Figure scripts
════════════════════
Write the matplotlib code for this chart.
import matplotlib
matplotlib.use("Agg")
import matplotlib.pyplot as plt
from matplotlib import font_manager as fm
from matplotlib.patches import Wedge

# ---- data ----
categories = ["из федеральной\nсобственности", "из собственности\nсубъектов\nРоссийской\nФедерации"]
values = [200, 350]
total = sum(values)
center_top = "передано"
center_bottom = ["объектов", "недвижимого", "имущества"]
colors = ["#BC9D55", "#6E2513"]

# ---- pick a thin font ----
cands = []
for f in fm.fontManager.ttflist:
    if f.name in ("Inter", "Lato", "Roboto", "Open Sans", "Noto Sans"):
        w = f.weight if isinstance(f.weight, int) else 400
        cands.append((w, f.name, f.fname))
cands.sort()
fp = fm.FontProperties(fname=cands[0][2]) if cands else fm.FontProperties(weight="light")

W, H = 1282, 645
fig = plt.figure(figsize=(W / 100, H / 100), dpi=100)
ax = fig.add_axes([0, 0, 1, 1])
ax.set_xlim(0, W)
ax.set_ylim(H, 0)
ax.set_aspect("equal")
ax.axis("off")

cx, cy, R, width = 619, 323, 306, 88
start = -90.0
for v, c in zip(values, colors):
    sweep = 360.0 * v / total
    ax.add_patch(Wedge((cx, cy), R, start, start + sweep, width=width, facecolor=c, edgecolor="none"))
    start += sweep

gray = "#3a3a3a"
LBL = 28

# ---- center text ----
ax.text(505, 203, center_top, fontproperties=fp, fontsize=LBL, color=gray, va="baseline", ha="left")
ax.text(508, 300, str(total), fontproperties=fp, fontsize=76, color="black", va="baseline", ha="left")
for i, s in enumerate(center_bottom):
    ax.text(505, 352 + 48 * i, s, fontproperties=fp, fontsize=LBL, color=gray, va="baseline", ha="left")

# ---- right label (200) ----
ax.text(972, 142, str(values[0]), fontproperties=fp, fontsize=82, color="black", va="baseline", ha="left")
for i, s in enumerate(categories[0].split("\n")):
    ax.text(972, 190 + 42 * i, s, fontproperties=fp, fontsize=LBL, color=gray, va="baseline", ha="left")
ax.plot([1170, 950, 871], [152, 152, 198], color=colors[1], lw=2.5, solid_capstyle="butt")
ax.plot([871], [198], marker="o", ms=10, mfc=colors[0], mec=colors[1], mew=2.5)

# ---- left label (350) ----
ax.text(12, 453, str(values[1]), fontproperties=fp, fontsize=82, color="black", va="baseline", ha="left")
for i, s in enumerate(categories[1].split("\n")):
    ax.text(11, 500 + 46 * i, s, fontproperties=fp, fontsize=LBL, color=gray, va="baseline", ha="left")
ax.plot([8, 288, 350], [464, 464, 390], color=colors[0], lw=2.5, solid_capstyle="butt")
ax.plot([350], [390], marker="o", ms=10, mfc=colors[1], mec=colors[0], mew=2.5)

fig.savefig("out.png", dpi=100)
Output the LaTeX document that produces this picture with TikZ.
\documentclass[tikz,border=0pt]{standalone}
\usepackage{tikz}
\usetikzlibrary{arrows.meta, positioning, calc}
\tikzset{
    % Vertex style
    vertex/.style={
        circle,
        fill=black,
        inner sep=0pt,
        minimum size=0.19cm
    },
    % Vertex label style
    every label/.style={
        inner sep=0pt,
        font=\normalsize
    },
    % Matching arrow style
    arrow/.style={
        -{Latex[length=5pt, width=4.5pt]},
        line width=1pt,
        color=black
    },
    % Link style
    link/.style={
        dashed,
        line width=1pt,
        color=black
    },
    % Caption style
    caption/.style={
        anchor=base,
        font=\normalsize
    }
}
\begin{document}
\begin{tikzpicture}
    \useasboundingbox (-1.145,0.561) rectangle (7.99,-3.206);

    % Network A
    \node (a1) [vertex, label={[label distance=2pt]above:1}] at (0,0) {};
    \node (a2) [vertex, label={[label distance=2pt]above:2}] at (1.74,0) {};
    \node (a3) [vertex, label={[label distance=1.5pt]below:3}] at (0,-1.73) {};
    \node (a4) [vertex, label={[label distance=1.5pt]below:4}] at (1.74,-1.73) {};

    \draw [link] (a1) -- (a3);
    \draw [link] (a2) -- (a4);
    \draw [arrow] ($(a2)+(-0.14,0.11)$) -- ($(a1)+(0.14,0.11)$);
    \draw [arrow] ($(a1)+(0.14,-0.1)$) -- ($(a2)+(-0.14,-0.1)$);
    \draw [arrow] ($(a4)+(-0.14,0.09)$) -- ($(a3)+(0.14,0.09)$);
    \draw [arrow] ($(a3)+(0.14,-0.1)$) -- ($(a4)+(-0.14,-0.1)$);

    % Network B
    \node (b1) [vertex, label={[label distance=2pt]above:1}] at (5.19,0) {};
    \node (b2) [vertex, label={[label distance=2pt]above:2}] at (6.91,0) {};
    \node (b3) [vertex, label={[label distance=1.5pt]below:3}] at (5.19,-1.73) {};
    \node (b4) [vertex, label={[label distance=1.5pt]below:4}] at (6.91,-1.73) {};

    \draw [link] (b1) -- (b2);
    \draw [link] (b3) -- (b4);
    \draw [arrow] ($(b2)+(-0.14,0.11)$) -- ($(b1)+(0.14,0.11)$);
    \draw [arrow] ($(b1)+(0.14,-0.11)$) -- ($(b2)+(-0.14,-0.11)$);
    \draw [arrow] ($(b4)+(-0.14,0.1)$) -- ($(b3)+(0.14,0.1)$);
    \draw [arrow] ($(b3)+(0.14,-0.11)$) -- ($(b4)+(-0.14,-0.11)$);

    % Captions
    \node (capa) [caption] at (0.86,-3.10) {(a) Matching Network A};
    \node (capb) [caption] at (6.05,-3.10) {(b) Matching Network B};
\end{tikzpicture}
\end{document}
════════════════════
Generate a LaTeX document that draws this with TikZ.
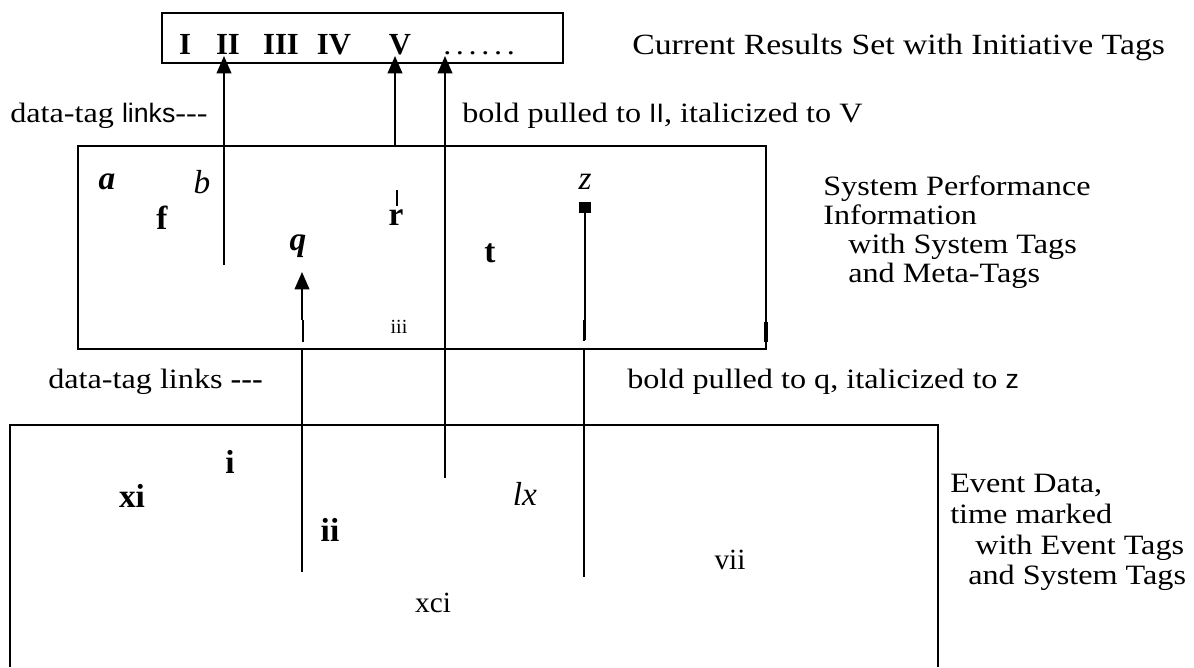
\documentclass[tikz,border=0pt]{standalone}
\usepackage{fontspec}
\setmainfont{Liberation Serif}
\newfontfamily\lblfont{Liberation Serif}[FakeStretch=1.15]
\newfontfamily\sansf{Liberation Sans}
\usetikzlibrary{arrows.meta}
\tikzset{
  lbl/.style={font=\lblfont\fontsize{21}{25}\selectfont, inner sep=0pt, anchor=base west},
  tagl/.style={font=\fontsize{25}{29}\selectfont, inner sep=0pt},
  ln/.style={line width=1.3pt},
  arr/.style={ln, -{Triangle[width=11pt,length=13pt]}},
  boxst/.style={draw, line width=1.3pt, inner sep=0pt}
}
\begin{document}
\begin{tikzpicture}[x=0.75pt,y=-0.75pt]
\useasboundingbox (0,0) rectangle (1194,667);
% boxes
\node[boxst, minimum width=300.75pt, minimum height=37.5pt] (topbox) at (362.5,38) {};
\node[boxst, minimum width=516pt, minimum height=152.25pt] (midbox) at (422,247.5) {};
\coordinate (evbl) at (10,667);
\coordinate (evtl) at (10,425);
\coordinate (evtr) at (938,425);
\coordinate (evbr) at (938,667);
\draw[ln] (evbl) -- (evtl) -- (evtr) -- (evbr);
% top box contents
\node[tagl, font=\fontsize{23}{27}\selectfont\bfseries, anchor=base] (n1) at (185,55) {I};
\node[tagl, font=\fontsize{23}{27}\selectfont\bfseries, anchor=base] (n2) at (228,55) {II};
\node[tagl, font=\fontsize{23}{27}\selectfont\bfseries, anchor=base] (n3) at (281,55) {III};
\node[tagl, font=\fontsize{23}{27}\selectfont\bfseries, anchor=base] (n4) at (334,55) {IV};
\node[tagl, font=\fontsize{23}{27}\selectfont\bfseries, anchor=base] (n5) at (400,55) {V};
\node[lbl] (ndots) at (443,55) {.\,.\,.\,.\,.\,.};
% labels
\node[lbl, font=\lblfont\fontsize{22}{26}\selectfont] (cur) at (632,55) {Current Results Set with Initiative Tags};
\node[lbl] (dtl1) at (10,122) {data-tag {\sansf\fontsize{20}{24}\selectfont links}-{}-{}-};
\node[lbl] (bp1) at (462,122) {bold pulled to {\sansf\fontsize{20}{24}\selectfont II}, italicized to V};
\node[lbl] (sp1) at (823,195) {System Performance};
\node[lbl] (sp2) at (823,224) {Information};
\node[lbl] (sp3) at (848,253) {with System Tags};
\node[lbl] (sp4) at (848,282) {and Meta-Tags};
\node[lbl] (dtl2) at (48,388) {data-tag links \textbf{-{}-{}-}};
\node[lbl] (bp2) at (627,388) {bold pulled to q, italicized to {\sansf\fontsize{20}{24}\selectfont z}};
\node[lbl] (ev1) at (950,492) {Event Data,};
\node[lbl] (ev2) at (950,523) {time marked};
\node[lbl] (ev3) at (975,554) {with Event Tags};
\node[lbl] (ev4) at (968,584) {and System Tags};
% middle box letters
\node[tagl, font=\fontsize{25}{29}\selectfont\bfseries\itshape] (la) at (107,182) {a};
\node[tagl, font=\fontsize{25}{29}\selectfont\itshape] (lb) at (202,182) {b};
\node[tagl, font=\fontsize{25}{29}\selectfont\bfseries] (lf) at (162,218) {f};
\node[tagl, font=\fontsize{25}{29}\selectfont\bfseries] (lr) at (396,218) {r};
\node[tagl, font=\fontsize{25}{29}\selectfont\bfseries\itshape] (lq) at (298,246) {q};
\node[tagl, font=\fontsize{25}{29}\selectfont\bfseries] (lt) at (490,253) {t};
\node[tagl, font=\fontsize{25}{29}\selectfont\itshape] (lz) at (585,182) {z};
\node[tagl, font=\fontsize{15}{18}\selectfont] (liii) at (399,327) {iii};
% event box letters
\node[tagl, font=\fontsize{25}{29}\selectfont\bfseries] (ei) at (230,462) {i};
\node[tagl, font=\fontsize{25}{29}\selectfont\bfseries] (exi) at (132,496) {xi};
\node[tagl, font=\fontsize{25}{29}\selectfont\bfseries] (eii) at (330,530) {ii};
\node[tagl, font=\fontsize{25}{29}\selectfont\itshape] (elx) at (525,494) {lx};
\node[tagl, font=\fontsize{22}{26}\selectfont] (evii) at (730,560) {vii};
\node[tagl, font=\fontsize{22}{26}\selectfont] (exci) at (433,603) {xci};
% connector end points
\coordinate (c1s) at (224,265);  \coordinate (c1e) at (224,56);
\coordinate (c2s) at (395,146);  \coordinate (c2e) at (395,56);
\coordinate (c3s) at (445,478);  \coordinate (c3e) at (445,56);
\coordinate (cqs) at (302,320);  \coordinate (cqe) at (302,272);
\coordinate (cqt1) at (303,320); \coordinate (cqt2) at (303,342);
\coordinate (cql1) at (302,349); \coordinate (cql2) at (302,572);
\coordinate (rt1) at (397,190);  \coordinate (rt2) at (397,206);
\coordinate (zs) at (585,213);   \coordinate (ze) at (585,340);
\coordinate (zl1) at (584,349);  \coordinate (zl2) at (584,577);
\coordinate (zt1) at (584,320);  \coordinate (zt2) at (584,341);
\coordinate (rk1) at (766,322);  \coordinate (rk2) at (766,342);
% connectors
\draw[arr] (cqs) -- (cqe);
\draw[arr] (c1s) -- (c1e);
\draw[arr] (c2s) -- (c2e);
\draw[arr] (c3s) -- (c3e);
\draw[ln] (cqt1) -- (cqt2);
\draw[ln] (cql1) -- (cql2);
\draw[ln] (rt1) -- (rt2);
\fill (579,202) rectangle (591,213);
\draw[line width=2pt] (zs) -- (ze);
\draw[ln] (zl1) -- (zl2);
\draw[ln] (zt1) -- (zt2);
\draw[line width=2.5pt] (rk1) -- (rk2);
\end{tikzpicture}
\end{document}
════════════════════
▸ Set task
Extract and output the part that opens with the line containing "Write the matplotlib code for this chart." and closes with the line containing "mfc=colors[0], mec=colors[1], mew=2.5)", unchanged, ends included.

▸ Worked solution
Write the matplotlib code for this chart.
import matplotlib
matplotlib.use("Agg")
import matplotlib.pyplot as plt
from matplotlib import font_manager as fm
from matplotlib.patches import Wedge

# ---- data ----
categories = ["из федеральной\nсобственности", "из собственности\nсубъектов\nРоссийской\nФедерации"]
values = [200, 350]
total = sum(values)
center_top = "передано"
center_bottom = ["объектов", "недвижимого", "имущества"]
colors = ["#BC9D55", "#6E2513"]

# ---- pick a thin font ----
cands = []
for f in fm.fontManager.ttflist:
    if f.name in ("Inter", "Lato", "Roboto", "Open Sans", "Noto Sans"):
        w = f.weight if isinstance(f.weight, int) else 400
        cands.append((w, f.name, f.fname))
cands.sort()
fp = fm.FontProperties(fname=cands[0][2]) if cands else fm.FontProperties(weight="light")

W, H = 1282, 645
fig = plt.figure(figsize=(W / 100, H / 100), dpi=100)
ax = fig.add_axes([0, 0, 1, 1])
ax.set_xlim(0, W)
ax.set_ylim(H, 0)
ax.set_aspect("equal")
ax.axis("off")

cx, cy, R, width = 619, 323, 306, 88
start = -90.0
for v, c in zip(values, colors):
    sweep = 360.0 * v / total
    ax.add_patch(Wedge((cx, cy), R, start, start + sweep, width=width, facecolor=c, edgecolor="none"))
    start += sweep

gray = "#3a3a3a"
LBL = 28

# ---- center text ----
ax.text(505, 203, center_top, fontproperties=fp, fontsize=LBL, color=gray, va="baseline", ha="left")
ax.text(508, 300, str(total), fontproperties=fp, fontsize=76, color="black", va="baseline", ha="left")
for i, s in enumerate(center_bottom):
    ax.text(505, 352 + 48 * i, s, fontproperties=fp, fontsize=LBL, color=gray, va="baseline", ha="left")

# ---- right label (200) ----
ax.text(972, 142, str(values[0]), fontproperties=fp, fontsize=82, color="black", va="baseline", ha="left")
for i, s in enumerate(categories[0].split("\n")):
    ax.text(972, 190 + 42 * i, s, fontproperties=fp, fontsize=LBL, color=gray, va="baseline", ha="left")
ax.plot([1170, 950, 871], [152, 152, 198], color=colors[1], lw=2.5, solid_capstyle="butt")
ax.plot([871], [198], marker="o", ms=10, mfc=colors[0], mec=colors[1], mew=2.5)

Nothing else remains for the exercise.